◆ Stated task
Repeat the material below exactly, with no pictures.

* Begin *

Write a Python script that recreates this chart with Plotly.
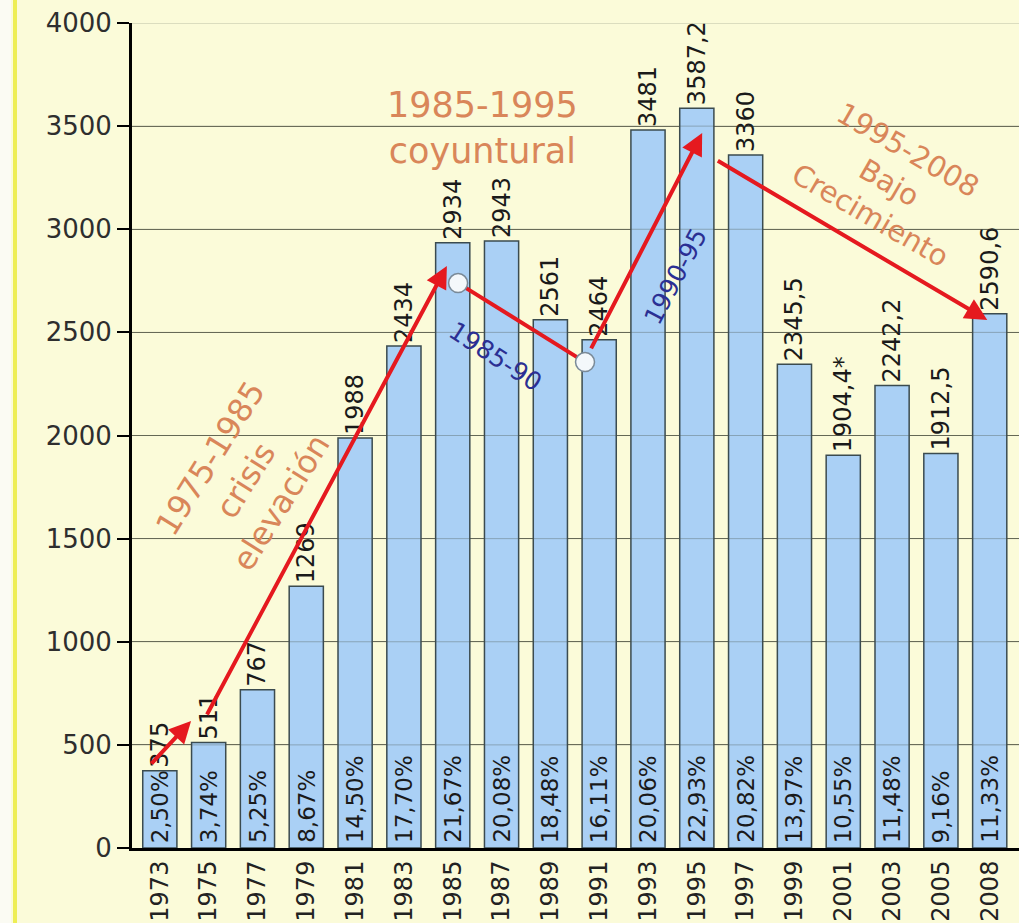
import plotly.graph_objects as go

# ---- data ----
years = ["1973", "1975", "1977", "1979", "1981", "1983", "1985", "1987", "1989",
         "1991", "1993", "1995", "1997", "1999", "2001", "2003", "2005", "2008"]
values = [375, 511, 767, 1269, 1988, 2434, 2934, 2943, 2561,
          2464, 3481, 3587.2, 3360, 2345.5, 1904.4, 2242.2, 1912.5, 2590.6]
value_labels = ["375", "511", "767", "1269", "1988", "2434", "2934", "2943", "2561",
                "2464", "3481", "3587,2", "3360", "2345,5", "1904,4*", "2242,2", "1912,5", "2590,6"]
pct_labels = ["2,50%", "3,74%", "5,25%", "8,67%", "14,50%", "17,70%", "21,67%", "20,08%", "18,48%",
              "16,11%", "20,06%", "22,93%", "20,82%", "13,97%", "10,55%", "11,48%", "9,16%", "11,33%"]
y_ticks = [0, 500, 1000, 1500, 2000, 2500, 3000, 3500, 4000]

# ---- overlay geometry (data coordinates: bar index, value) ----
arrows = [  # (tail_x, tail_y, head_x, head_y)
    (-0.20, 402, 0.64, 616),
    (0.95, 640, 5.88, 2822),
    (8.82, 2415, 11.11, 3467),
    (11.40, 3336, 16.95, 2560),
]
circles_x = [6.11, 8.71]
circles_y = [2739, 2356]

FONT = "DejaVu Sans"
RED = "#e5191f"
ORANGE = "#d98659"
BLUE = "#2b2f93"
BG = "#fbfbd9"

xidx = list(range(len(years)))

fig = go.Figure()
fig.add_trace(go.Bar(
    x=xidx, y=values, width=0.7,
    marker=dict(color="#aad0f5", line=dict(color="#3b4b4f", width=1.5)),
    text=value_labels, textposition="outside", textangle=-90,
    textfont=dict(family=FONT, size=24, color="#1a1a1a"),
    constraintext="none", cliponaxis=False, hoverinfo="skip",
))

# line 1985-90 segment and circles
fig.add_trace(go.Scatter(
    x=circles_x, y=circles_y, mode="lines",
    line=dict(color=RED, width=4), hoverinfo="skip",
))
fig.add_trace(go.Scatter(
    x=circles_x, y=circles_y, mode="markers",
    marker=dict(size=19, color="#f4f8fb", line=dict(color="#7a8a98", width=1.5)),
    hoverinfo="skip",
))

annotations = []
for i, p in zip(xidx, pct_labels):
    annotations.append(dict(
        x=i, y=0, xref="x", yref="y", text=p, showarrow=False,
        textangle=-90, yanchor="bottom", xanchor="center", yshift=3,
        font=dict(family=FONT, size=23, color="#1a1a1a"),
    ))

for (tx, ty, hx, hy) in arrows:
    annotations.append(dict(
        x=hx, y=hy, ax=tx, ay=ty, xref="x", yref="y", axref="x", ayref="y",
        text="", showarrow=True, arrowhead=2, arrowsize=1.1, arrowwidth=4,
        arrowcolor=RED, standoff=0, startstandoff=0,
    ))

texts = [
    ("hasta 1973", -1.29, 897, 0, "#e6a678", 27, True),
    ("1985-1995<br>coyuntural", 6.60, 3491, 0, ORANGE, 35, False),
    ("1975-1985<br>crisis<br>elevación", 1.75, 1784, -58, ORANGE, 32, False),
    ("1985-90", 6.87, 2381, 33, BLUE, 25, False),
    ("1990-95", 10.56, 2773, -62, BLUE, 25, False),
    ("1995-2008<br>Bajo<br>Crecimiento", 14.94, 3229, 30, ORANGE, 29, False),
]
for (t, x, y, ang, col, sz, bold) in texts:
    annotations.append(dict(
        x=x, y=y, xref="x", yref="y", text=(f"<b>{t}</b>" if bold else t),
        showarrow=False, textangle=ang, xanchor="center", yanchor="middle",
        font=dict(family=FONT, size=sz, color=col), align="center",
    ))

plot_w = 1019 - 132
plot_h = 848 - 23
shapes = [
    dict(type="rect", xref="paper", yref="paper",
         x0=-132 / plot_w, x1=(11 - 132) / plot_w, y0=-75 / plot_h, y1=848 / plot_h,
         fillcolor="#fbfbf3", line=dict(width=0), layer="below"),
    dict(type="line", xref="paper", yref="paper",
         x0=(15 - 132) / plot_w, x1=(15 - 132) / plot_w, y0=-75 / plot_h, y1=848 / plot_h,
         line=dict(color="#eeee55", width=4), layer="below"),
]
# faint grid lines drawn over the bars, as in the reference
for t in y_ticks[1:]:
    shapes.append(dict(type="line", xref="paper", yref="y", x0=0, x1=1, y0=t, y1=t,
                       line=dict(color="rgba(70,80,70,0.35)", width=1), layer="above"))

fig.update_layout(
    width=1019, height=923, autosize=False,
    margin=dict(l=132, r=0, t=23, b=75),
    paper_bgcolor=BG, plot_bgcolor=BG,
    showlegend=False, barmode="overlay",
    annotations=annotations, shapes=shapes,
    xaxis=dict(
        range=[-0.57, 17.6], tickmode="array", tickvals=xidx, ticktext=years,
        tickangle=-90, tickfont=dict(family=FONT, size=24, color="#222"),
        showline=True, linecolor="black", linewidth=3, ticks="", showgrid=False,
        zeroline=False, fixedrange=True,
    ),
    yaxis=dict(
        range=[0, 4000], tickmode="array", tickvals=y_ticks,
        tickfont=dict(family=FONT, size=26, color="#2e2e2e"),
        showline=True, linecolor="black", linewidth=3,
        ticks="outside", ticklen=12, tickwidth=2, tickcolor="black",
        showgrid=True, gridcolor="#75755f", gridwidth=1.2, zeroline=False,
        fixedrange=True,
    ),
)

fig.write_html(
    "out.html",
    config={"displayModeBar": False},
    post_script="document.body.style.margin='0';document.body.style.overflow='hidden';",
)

* End *

◆ Result of the task
Write a Python script that recreates this chart with Plotly.
import plotly.graph_objects as go

# ---- data ----
years = ["1973", "1975", "1977", "1979", "1981", "1983", "1985", "1987", "1989",
         "1991", "1993", "1995", "1997", "1999", "2001", "2003", "2005", "2008"]
values = [375, 511, 767, 1269, 1988, 2434, 2934, 2943, 2561,
          2464, 3481, 3587.2, 3360, 2345.5, 1904.4, 2242.2, 1912.5, 2590.6]
value_labels = ["375", "511", "767", "1269", "1988", "2434", "2934", "2943", "2561",
                "2464", "3481", "3587,2", "3360", "2345,5", "1904,4*", "2242,2", "1912,5", "2590,6"]
pct_labels = ["2,50%", "3,74%", "5,25%", "8,67%", "14,50%", "17,70%", "21,67%", "20,08%", "18,48%",
              "16,11%", "20,06%", "22,93%", "20,82%", "13,97%", "10,55%", "11,48%", "9,16%", "11,33%"]
y_ticks = [0, 500, 1000, 1500, 2000, 2500, 3000, 3500, 4000]

# ---- overlay geometry (data coordinates: bar index, value) ----
arrows = [  # (tail_x, tail_y, head_x, head_y)
    (-0.20, 402, 0.64, 616),
    (0.95, 640, 5.88, 2822),
    (8.82, 2415, 11.11, 3467),
    (11.40, 3336, 16.95, 2560),
]
circles_x = [6.11, 8.71]
circles_y = [2739, 2356]

FONT = "DejaVu Sans"
RED = "#e5191f"
ORANGE = "#d98659"
BLUE = "#2b2f93"
BG = "#fbfbd9"

xidx = list(range(len(years)))

fig = go.Figure()
fig.add_trace(go.Bar(
    x=xidx, y=values, width=0.7,
    marker=dict(color="#aad0f5", line=dict(color="#3b4b4f", width=1.5)),
    text=value_labels, textposition="outside", textangle=-90,
    textfont=dict(family=FONT, size=24, color="#1a1a1a"),
    constraintext="none", cliponaxis=False, hoverinfo="skip",
))

# line 1985-90 segment and circles
fig.add_trace(go.Scatter(
    x=circles_x, y=circles_y, mode="lines",
    line=dict(color=RED, width=4), hoverinfo="skip",
))
fig.add_trace(go.Scatter(
    x=circles_x, y=circles_y, mode="markers",
    marker=dict(size=19, color="#f4f8fb", line=dict(color="#7a8a98", width=1.5)),
    hoverinfo="skip",
))

annotations = []
for i, p in zip(xidx, pct_labels):
    annotations.append(dict(
        x=i, y=0, xref="x", yref="y", text=p, showarrow=False,
        textangle=-90, yanchor="bottom", xanchor="center", yshift=3,
        font=dict(family=FONT, size=23, color="#1a1a1a"),
    ))

for (tx, ty, hx, hy) in arrows:
    annotations.append(dict(
        x=hx, y=hy, ax=tx, ay=ty, xref="x", yref="y", axref="x", ayref="y",
        text="", showarrow=True, arrowhead=2, arrowsize=1.1, arrowwidth=4,
        arrowcolor=RED, standoff=0, startstandoff=0,
    ))

texts = [
    ("hasta 1973", -1.29, 897, 0, "#e6a678", 27, True),
    ("1985-1995<br>coyuntural", 6.60, 3491, 0, ORANGE, 35, False),
    ("1975-1985<br>crisis<br>elevación", 1.75, 1784, -58, ORANGE, 32, False),
    ("1985-90", 6.87, 2381, 33, BLUE, 25, False),
    ("1990-95", 10.56, 2773, -62, BLUE, 25, False),
    ("1995-2008<br>Bajo<br>Crecimiento", 14.94, 3229, 30, ORANGE, 29, False),
]
for (t, x, y, ang, col, sz, bold) in texts:
    annotations.append(dict(
        x=x, y=y, xref="x", yref="y", text=(f"<b>{t}</b>" if bold else t),
        showarrow=False, textangle=ang, xanchor="center", yanchor="middle",
        font=dict(family=FONT, size=sz, color=col), align="center",
    ))

plot_w = 1019 - 132
plot_h = 848 - 23
shapes = [
    dict(type="rect", xref="paper", yref="paper",
         x0=-132 / plot_w, x1=(11 - 132) / plot_w, y0=-75 / plot_h, y1=848 / plot_h,
         fillcolor="#fbfbf3", line=dict(width=0), layer="below"),
    dict(type="line", xref="paper", yref="paper",
         x0=(15 - 132) / plot_w, x1=(15 - 132) / plot_w, y0=-75 / plot_h, y1=848 / plot_h,
         line=dict(color="#eeee55", width=4), layer="below"),
]
# faint grid lines drawn over the bars, as in the reference
for t in y_ticks[1:]:
    shapes.append(dict(type="line", xref="paper", yref="y", x0=0, x1=1, y0=t, y1=t,
                       line=dict(color="rgba(70,80,70,0.35)", width=1), layer="above"))

fig.update_layout(
    width=1019, height=923, autosize=False,
    margin=dict(l=132, r=0, t=23, b=75),
    paper_bgcolor=BG, plot_bgcolor=BG,
    showlegend=False, barmode="overlay",
    annotations=annotations, shapes=shapes,
    xaxis=dict(
        range=[-0.57, 17.6], tickmode="array", tickvals=xidx, ticktext=years,
        tickangle=-90, tickfont=dict(family=FONT, size=24, color="#222"),
        showline=True, linecolor="black", linewidth=3, ticks="", showgrid=False,
        zeroline=False, fixedrange=True,
    ),
    yaxis=dict(
        range=[0, 4000], tickmode="array", tickvals=y_ticks,
        tickfont=dict(family=FONT, size=26, color="#2e2e2e"),
        showline=True, linecolor="black", linewidth=3,
        ticks="outside", ticklen=12, tickwidth=2, tickcolor="black",
        showgrid=True, gridcolor="#75755f", gridwidth=1.2, zeroline=False,
        fixedrange=True,
    ),
)

fig.write_html(
    "out.html",
    config={"displayModeBar": False},
    post_script="document.body.style.margin='0';document.body.style.overflow='hidden';",
)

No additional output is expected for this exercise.